- RECORDS SHOWN
_ _ _ _

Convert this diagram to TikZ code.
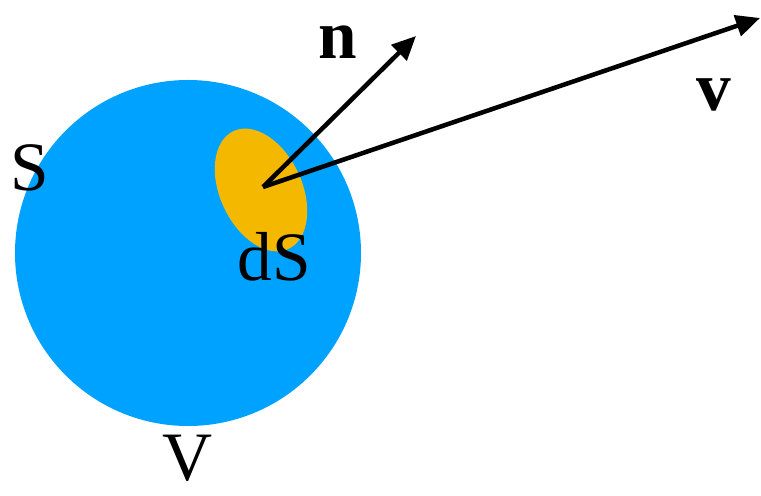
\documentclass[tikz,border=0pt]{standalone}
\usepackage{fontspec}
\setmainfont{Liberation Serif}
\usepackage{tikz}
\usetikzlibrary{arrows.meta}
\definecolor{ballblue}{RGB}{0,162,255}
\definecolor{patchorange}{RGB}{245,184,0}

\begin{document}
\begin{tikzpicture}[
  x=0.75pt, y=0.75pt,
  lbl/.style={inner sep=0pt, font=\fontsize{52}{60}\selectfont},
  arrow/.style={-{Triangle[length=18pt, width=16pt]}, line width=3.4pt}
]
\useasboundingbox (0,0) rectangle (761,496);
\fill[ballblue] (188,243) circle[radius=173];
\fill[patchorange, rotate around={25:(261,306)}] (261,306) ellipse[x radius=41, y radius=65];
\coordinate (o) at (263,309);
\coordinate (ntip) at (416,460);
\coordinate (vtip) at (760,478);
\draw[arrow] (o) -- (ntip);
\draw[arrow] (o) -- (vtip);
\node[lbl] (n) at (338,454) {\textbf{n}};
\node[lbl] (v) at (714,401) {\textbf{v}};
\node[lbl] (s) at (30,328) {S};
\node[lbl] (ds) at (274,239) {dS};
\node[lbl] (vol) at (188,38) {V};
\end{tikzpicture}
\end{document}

_ _ _ _

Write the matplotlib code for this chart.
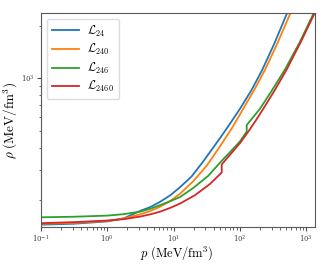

_ _ _ _

- WHAT IS ASKED
Copy, from the material above, each line in which the string "code" occurs.

- EXERCISE RESULT
Convert this diagram to TikZ code.
Write the matplotlib code for this chart.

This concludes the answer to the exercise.